Work to be completed: Reproduce the full listing that appears beneath this instruction exactly.

━━ Excerpted data ━━

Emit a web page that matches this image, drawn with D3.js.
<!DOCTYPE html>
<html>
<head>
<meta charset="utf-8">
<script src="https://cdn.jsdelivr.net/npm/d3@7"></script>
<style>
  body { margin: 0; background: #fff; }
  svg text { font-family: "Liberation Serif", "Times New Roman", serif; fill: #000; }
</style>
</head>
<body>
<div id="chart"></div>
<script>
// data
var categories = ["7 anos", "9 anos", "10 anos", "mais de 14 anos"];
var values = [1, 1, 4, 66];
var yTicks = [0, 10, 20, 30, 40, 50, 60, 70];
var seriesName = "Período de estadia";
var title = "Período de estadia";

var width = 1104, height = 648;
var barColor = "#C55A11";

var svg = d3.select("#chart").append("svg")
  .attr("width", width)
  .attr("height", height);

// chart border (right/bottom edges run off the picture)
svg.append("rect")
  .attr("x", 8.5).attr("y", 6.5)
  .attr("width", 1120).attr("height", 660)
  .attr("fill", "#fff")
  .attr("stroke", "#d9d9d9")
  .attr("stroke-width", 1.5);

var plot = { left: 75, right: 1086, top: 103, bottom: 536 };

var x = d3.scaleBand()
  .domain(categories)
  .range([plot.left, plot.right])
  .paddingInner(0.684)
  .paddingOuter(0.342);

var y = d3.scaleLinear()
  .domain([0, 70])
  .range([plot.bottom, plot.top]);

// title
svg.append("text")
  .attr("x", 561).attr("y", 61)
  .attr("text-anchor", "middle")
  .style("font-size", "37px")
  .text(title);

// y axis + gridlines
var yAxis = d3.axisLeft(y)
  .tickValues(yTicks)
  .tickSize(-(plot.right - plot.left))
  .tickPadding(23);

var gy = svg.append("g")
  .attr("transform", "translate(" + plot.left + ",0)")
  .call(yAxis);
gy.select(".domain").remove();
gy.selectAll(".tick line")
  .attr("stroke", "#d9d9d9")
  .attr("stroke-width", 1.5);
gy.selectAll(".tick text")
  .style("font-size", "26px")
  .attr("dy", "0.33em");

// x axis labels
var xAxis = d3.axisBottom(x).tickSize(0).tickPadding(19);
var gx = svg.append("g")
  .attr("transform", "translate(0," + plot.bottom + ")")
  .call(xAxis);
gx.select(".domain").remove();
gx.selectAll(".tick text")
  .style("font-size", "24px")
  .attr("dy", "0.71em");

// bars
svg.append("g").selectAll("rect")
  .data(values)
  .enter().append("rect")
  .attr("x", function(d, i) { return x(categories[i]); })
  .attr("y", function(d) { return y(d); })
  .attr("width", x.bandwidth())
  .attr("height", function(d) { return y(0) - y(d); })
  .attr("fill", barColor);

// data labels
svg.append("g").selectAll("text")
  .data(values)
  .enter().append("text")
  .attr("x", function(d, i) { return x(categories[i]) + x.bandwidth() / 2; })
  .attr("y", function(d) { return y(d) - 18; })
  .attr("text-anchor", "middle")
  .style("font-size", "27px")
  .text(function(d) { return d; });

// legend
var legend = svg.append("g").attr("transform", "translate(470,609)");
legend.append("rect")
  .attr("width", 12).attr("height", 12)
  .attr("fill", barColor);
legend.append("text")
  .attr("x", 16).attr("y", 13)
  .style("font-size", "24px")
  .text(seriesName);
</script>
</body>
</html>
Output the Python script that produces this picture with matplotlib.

━━━

Expected output:
Emit a web page that matches this image, drawn with D3.js.
<!DOCTYPE html>
<html>
<head>
<meta charset="utf-8">
<script src="https://cdn.jsdelivr.net/npm/d3@7"></script>
<style>
  body { margin: 0; background: #fff; }
  svg text { font-family: "Liberation Serif", "Times New Roman", serif; fill: #000; }
</style>
</head>
<body>
<div id="chart"></div>
<script>
// data
var categories = ["7 anos", "9 anos", "10 anos", "mais de 14 anos"];
var values = [1, 1, 4, 66];
var yTicks = [0, 10, 20, 30, 40, 50, 60, 70];
var seriesName = "Período de estadia";
var title = "Período de estadia";

var width = 1104, height = 648;
var barColor = "#C55A11";

var svg = d3.select("#chart").append("svg")
  .attr("width", width)
  .attr("height", height);

// chart border (right/bottom edges run off the picture)
svg.append("rect")
  .attr("x", 8.5).attr("y", 6.5)
  .attr("width", 1120).attr("height", 660)
  .attr("fill", "#fff")
  .attr("stroke", "#d9d9d9")
  .attr("stroke-width", 1.5);

var plot = { left: 75, right: 1086, top: 103, bottom: 536 };

var x = d3.scaleBand()
  .domain(categories)
  .range([plot.left, plot.right])
  .paddingInner(0.684)
  .paddingOuter(0.342);

var y = d3.scaleLinear()
  .domain([0, 70])
  .range([plot.bottom, plot.top]);

// title
svg.append("text")
  .attr("x", 561).attr("y", 61)
  .attr("text-anchor", "middle")
  .style("font-size", "37px")
  .text(title);

// y axis + gridlines
var yAxis = d3.axisLeft(y)
  .tickValues(yTicks)
  .tickSize(-(plot.right - plot.left))
  .tickPadding(23);

var gy = svg.append("g")
  .attr("transform", "translate(" + plot.left + ",0)")
  .call(yAxis);
gy.select(".domain").remove();
gy.selectAll(".tick line")
  .attr("stroke", "#d9d9d9")
  .attr("stroke-width", 1.5);
gy.selectAll(".tick text")
  .style("font-size", "26px")
  .attr("dy", "0.33em");

// x axis labels
var xAxis = d3.axisBottom(x).tickSize(0).tickPadding(19);
var gx = svg.append("g")
  .attr("transform", "translate(0," + plot.bottom + ")")
  .call(xAxis);
gx.select(".domain").remove();
gx.selectAll(".tick text")
  .style("font-size", "24px")
  .attr("dy", "0.71em");

// bars
svg.append("g").selectAll("rect")
  .data(values)
  .enter().append("rect")
  .attr("x", function(d, i) { return x(categories[i]); })
  .attr("y", function(d) { return y(d); })
  .attr("width", x.bandwidth())
  .attr("height", function(d) { return y(0) - y(d); })
  .attr("fill", barColor);

// data labels
svg.append("g").selectAll("text")
  .data(values)
  .enter().append("text")
  .attr("x", function(d, i) { return x(categories[i]) + x.bandwidth() / 2; })
  .attr("y", function(d) { return y(d) - 18; })
  .attr("text-anchor", "middle")
  .style("font-size", "27px")
  .text(function(d) { return d; });

// legend
var legend = svg.append("g").attr("transform", "translate(470,609)");
legend.append("rect")
  .attr("width", 12).attr("height", 12)
  .attr("fill", barColor);
legend.append("text")
  .attr("x", 16).attr("y", 13)
  .style("font-size", "24px")
  .text(seriesName);
</script>
</body>
</html>
Output the Python script that produces this picture with matplotlib.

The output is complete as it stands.